## THE PROBLEM:
Return all lines from the listing below in which the string "chart" occurs.

## DATASET CONTENT:

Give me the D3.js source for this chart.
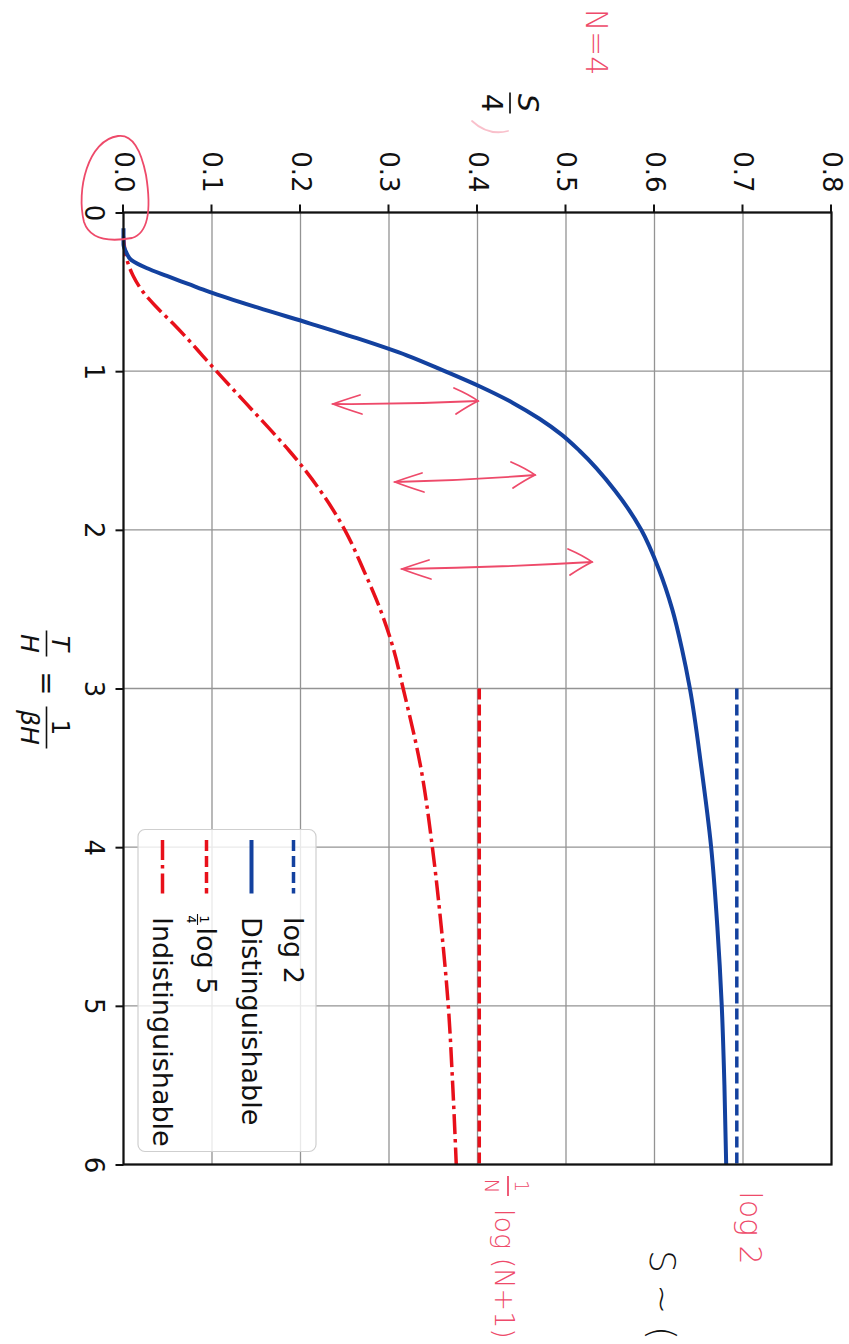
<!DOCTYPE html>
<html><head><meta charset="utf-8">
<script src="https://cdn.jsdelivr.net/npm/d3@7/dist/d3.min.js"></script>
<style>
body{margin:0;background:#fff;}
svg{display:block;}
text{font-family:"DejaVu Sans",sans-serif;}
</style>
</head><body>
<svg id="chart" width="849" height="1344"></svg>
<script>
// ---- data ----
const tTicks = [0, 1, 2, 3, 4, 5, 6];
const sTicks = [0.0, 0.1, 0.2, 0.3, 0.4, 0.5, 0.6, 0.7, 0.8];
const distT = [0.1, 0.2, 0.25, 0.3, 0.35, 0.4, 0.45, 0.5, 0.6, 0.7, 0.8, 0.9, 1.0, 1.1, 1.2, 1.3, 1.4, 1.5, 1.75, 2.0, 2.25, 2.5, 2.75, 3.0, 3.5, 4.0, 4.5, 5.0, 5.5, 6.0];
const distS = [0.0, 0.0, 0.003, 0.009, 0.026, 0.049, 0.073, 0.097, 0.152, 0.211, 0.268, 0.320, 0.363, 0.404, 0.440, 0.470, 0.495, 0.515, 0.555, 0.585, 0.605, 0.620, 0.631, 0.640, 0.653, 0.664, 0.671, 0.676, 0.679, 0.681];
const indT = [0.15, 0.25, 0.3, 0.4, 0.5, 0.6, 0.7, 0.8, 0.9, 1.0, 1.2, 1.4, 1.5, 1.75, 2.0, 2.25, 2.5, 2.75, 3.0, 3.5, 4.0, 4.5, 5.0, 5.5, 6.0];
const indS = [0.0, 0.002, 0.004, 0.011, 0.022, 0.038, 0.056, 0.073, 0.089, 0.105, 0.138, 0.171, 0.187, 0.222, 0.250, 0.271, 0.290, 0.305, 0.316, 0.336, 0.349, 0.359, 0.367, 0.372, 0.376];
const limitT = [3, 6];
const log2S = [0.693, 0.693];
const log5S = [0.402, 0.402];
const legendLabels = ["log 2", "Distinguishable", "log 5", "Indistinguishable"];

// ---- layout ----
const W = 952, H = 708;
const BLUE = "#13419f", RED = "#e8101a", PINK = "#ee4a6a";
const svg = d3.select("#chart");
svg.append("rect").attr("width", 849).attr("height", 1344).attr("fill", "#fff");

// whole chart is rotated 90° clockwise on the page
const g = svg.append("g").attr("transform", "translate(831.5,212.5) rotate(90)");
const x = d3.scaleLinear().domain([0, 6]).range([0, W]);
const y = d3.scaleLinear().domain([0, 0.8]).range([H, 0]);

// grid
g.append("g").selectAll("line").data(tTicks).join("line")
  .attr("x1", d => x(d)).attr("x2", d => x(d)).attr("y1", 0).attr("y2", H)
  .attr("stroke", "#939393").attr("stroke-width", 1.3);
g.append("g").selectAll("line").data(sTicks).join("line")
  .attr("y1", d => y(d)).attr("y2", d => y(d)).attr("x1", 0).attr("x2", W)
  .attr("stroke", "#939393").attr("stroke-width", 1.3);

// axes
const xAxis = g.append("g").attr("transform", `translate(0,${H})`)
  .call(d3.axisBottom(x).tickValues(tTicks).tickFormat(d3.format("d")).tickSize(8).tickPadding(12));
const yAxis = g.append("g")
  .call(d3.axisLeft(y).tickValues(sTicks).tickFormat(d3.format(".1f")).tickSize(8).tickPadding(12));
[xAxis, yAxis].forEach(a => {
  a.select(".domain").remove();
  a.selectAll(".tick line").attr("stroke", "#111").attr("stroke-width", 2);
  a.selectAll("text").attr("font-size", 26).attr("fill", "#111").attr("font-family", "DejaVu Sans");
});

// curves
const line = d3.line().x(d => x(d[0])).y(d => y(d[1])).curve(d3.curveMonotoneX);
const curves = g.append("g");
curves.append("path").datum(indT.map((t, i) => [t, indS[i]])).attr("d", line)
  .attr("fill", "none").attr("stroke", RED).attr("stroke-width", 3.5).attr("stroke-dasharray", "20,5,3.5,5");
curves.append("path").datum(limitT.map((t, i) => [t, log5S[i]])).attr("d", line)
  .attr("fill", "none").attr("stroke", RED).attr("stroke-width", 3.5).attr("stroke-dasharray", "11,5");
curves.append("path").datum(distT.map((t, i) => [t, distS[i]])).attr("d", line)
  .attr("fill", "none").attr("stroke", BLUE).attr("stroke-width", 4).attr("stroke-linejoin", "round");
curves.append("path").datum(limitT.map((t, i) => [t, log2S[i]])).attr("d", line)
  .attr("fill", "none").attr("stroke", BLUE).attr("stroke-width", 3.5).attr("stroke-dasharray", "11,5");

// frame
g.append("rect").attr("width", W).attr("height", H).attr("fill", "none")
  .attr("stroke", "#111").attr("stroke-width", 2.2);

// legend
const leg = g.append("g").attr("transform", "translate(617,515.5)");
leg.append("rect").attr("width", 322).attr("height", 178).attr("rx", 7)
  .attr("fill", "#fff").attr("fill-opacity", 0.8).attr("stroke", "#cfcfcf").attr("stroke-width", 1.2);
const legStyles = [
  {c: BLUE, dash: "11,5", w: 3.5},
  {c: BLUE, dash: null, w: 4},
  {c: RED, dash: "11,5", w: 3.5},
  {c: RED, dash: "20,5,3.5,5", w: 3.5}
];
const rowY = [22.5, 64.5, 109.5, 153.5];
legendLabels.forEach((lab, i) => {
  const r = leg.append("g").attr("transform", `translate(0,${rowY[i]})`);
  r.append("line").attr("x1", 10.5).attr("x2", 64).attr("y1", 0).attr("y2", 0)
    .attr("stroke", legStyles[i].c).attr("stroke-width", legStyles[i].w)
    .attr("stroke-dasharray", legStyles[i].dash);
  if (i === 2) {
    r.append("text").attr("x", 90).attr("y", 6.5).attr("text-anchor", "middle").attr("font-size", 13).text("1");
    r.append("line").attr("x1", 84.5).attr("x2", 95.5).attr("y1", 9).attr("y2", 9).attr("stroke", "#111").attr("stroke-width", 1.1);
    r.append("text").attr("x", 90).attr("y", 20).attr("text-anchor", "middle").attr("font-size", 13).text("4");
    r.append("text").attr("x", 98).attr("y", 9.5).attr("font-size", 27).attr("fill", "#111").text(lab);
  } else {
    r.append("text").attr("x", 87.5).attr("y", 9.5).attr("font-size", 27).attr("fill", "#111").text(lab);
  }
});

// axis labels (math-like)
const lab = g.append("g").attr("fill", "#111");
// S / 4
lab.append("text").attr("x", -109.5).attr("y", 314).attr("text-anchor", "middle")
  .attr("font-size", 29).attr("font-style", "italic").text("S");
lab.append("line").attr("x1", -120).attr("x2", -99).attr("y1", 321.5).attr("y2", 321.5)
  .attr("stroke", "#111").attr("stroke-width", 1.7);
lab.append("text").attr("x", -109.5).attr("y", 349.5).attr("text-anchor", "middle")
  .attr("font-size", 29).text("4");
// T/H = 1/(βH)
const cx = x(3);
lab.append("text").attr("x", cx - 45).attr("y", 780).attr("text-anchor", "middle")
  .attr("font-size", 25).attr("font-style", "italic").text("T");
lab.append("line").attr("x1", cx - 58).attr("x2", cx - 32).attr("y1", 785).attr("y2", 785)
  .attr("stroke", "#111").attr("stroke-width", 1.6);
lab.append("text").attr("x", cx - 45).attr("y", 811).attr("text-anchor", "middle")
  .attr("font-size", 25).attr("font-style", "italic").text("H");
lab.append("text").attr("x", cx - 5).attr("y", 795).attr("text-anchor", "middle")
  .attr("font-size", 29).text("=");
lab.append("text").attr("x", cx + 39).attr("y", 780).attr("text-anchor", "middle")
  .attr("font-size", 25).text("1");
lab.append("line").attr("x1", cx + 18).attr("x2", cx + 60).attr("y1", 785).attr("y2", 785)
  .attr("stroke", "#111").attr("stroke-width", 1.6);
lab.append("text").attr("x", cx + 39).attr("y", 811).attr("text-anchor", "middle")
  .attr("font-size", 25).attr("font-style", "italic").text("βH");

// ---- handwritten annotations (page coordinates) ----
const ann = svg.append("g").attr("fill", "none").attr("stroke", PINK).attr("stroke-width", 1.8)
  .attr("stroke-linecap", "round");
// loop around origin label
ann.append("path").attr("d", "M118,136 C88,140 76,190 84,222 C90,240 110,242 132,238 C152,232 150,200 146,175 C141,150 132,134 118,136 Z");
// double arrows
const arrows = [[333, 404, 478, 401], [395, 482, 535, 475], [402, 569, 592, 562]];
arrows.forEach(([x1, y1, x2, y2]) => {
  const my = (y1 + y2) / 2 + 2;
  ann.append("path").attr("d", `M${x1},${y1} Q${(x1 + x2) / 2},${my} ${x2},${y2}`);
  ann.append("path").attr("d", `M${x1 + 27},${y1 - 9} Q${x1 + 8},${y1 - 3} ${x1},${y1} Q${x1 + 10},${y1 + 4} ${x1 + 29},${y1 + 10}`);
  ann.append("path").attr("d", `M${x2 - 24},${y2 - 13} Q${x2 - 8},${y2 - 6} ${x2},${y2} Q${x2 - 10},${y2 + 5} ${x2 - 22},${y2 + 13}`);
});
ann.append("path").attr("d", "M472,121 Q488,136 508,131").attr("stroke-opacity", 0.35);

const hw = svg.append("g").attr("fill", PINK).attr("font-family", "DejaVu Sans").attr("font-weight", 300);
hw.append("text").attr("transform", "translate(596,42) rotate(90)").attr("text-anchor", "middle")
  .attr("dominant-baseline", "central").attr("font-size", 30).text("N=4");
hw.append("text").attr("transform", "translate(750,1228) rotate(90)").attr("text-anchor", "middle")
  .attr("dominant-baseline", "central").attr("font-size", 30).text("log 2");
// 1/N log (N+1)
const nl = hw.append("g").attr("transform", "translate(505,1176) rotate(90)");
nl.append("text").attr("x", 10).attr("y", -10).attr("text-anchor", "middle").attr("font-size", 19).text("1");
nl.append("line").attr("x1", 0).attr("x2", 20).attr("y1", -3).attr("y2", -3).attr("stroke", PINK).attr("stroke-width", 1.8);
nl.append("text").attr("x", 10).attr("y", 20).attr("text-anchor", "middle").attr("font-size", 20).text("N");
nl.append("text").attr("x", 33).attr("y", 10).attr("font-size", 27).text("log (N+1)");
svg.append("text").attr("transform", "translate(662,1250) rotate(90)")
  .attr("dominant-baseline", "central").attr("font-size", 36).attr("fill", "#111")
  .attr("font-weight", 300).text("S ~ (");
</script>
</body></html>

## TASK ANSWER:
Give me the D3.js source for this chart.
<svg id="chart" width="849" height="1344"></svg>
const svg = d3.select("#chart");
// whole chart is rotated 90° clockwise on the page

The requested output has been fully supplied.